[Source code of charts]

╔══

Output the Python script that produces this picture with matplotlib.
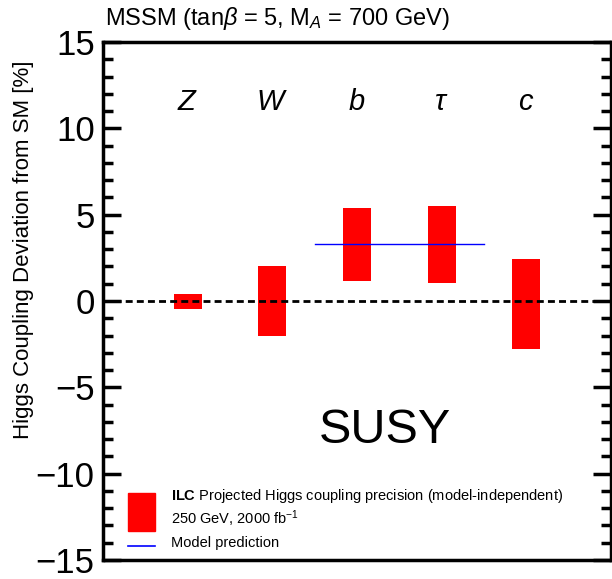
import matplotlib.pyplot as plt
from matplotlib.patches import Rectangle
from matplotlib.ticker import MultipleLocator

plt.rcParams['font.family'] = ['Liberation Sans', 'DejaVu Sans']
plt.rcParams['mathtext.fontset'] = 'custom'
plt.rcParams['mathtext.rm'] = 'Liberation Sans'
plt.rcParams['mathtext.it'] = 'Liberation Sans:italic'
plt.rcParams['mathtext.bf'] = 'Liberation Sans:bold'

# dados (desvio em %)
acoplamentos = ['$Z$', '$W$', '$b$', r'$\tau$', '$c$']
posicoes = [1, 2, 3, 4, 5]
limite_inferior = [-0.45, -2.05, 1.15, 1.05, -2.8]
limite_superior = [0.4, 2.05, 5.4, 5.5, 2.45]
previsao_modelo = 3.3
previsao_x = [2.5, 4.5]

fig = plt.figure(figsize=(6.12, 5.79), dpi=100)
ax = fig.add_axes([103 / 612, 19 / 579, 508 / 612, 518 / 579])

# barras vermelhas de precisao
largura = 0.33
for x, lo, hi in zip(posicoes, limite_inferior, limite_superior):
    ax.bar(x, hi - lo, bottom=lo, width=largura, color='red', zorder=2)

# linha de referencia do SM
ax.axhline(0, color='black', linestyle=(0, (2.5, 1.5)), linewidth=2, zorder=3)
# previsao do modelo
ax.plot(previsao_x, [previsao_modelo] * 2, color='blue', linewidth=1, zorder=4)

for x, nome in zip(posicoes, acoplamentos):
    ax.text(x, 11.05, nome, ha='center', va='baseline', fontsize=21)

ax.text(3.33, -7.5, 'SUSY', ha='center', va='center', fontsize=35)

ax.set_xlim(0, 6)
ax.set_ylim(-15, 15)
ax.set_xticks([])
ax.yaxis.set_major_locator(MultipleLocator(5))
ax.yaxis.set_minor_locator(MultipleLocator(1))
ax.tick_params(axis='y', which='both', direction='in', left=True, right=True,
               labelsize=25, width=2.5, pad=6)
ax.tick_params(axis='y', which='major', length=13)
ax.tick_params(axis='y', which='minor', length=7)
ax.set_yticks(range(-15, 16, 5))
ax.set_yticklabels([str(v).replace('-', '\u2212') for v in range(-15, 16, 5)])
for s in ax.spines.values():
    s.set_linewidth(2.5)
ax.set_ylabel('Higgs Coupling Deviation from SM [%]', fontsize=16)
ax.yaxis.set_label_coords(-69 / 508, 310 / 518)

# legenda desenhada a mao
ax.add_patch(Rectangle((25 / 508, 29 / 518), 27 / 508, 38 / 518,
                       transform=ax.transAxes, color='red', zorder=5))
ax.plot([25 / 508, 52 / 508], [14 / 518, 14 / 518], transform=ax.transAxes,
        color='blue', linewidth=1.2, zorder=5)
ax.text(68 / 508, 64 / 518, r'$\bf{ILC}$ Projected Higgs coupling precision (model-independent)',
        transform=ax.transAxes, fontsize=10.5, va='center')
ax.text(68 / 508, 41 / 518, r'250 GeV, 2000 fb$^{\mathregular{-1}}$',
        transform=ax.transAxes, fontsize=10.5, va='center')
ax.text(68 / 508, 17 / 518, 'Model prediction',
        transform=ax.transAxes, fontsize=10.5, va='center')

fig.text(105 / 612, 1 - 25 / 579, r'MSSM (tan$\beta$ = 5, M$_{A}$ = 700 GeV)',
         fontsize=17, va='baseline', ha='left')

fig.savefig('out.png', dpi=100)
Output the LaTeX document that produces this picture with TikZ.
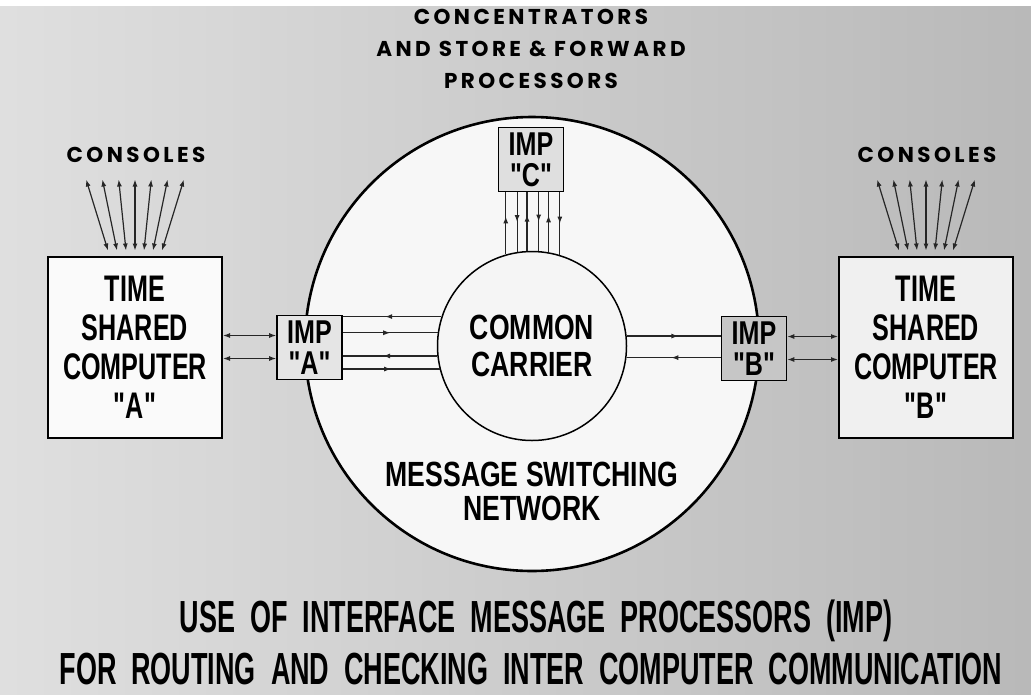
\documentclass[tikz,border=0pt]{standalone}
\usepackage{fontspec}
\newfontfamily\condfont[FakeStretch=0.68]{Liberation Sans}
\newfontfamily\netfont[FakeStretch=0.76]{Liberation Sans}
\newfontfamily\capfont[FakeStretch=0.6,WordSpace=2]{Liberation Sans}
\newfontfamily\widefont[LetterSpace=16]{Poppins}
\usetikzlibrary{positioning,calc}
\usetikzlibrary{shapes,arrows.meta,decorations.markings}

\begin{document}
\begin{tikzpicture}[x=1pt,y=-1pt,>={Latex[length=7pt,width=5pt]},
    computer/.style={rectangle,draw,line width=2pt,minimum width=174pt,minimum height=181pt,
        align=center,font=\condfont\bfseries\fontsize{37}{39}\selectfont},
    imp/.style={rectangle,draw,line width=1.6pt,minimum width=65pt,minimum height=64pt,
        inner sep=0pt,align=center,font=\netfont\bfseries\fontsize{33}{31}\selectfont},
    widelabel/.style={align=center,font=\widefont\bfseries\fontsize{21.5}{32}\selectfont},
    caption/.style={inner sep=0pt,font=\capfont\bfseries\fontsize{45}{50}\selectfont},
    link/.style={line width=1.2pt,black!85},
    midarrow/.style={postaction={decorate},decoration={markings,mark=at position #1 with {\arrow{>}}}},
    midback/.style={postaction={decorate},decoration={markings,mark=at position #1 with {\arrow{<}}}}]
    \useasboundingbox (0,0) rectangle (1031,694);
    \fill[white] (0,0) rectangle (1031,694);
    \fill[left color=gray!25,right color=gray!55] (0,6) rectangle (1031,694);

    % the network and the carrier inside it
    \node[circle,draw,line width=2.6pt,fill=gray!6,minimum size=454pt,inner sep=0pt] (net) at (532,344) {};
    \node[circle,draw,line width=1.5pt,fill=gray!8,minimum size=189pt,inner sep=0pt,align=center,
        font=\netfont\bfseries\fontsize{35}{37}\selectfont] (carrier) at (532,346) {COMMON\\CARRIER};
    \node[align=center,font=\netfont\bfseries\fontsize{35}{34}\selectfont] (msn) at (532,491) {MESSAGE SWITCHING\\NETWORK};

    % interface message processors
    \node[imp,fill=gray!20] (impa) at (309.5,347.5) {IMP\\"A"};
    \node[imp,fill=gray!45] (impb) at (754,348.5) {IMP\\"B"};
    \node[imp,fill=gray!25] (impc) at (531,159.5) {IMP\\"C"};

    % host computers
    \node[computer,fill=gray!4] (cpa) at (135,347) {TIME\\SHARED\\COMPUTER\\"A"};
    \node[computer,fill=gray!12] (cpb) at (926,347) {TIME\\SHARED\\COMPUTER\\"B"};

    \node[widelabel] (consa) at (136,155) {CONSOLES};
    \node[widelabel] (consb) at (927,155) {CONSOLES};
    \node[widelabel] (conc) at (531,49) {CONCENTRATORS\\AND STORE \& FORWARD\\PROCESSORS};

    \node[caption] (capa) at (536,621) {USE OF INTERFACE MESSAGE PROCESSORS (IMP)};
    \node[caption] (capb) at (531,669) {FOR ROUTING AND CHECKING INTER COMPUTER COMMUNICATION};

    % consoles
    \foreach \k in {-3,...,3} {
        \draw[link,<->] ($(cpa.north)+(9*\k,-5)$) -- ($(cpa.north)+(16.3*\k,-76)$);
        \draw[link,<->] ($(cpb.north)+(9*\k,-5)$) -- ($(cpb.north)+(16.3*\k,-76)$);
    }

    %IMP C down to the carrier
    \foreach \dx/\tip in {-27.5/midback,-16.5/midarrow,-5.5/midback,5.5/midarrow,16.5/midback,27.5/midarrow} {
        \pgfmathsetmacro\ang{acos(\dx/95.3)}
        \draw[link,\tip=0.5] (carrier.\ang |- impc.south) -- (carrier.\ang);
    }
    %IMP A to the carrier
    \foreach \dy/\tip in {-28/midback,-13/midarrow,10/midback,24/midarrow} {
        \pgfmathsetmacro\ang{180-asin(-\dy/95.3)}
        \draw[link,\tip=0.5] (impa.east |- carrier.\ang) -- (carrier.\ang);
    }
    %carrier to IMP B
    \foreach \dy/\tip in {-11/midarrow,12/midback} {
        \pgfmathsetmacro\ang{asin(-\dy/95.3)}
        \draw[link,\tip=0.55] (carrier.\ang) -- (impb.west |- carrier.\ang);
    }
    % hosts to their IMPs
    \foreach \dy in {-12,11} {
        \coordinate (pa) at ($(impa.west)+(0,\dy)$);
        \coordinate (pb) at ($(impb.east)+(0,\dy)$);
        \draw[link,<->] (cpa.east |- pa) -- (pa);
        \draw[link,<->] (pb) -- (cpb.west |- pb);
    }
\end{tikzpicture}
\end{document}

╚══

Go back to the entries above and restate word for word every line from the first through the one that contains "width=largura, color='red', zorder=2)", leaving the pictures behind.

**Result of the exercise:**
Output the Python script that produces this picture with matplotlib.
import matplotlib.pyplot as plt
from matplotlib.patches import Rectangle
from matplotlib.ticker import MultipleLocator

plt.rcParams['font.family'] = ['Liberation Sans', 'DejaVu Sans']
plt.rcParams['mathtext.fontset'] = 'custom'
plt.rcParams['mathtext.rm'] = 'Liberation Sans'
plt.rcParams['mathtext.it'] = 'Liberation Sans:italic'
plt.rcParams['mathtext.bf'] = 'Liberation Sans:bold'

# dados (desvio em %)
acoplamentos = ['$Z$', '$W$', '$b$', r'$\tau$', '$c$']
posicoes = [1, 2, 3, 4, 5]
limite_inferior = [-0.45, -2.05, 1.15, 1.05, -2.8]
limite_superior = [0.4, 2.05, 5.4, 5.5, 2.45]
previsao_modelo = 3.3
previsao_x = [2.5, 4.5]

fig = plt.figure(figsize=(6.12, 5.79), dpi=100)
ax = fig.add_axes([103 / 612, 19 / 579, 508 / 612, 518 / 579])

# barras vermelhas de precisao
largura = 0.33
for x, lo, hi in zip(posicoes, limite_inferior, limite_superior):
    ax.bar(x, hi - lo, bottom=lo, width=largura, color='red', zorder=2)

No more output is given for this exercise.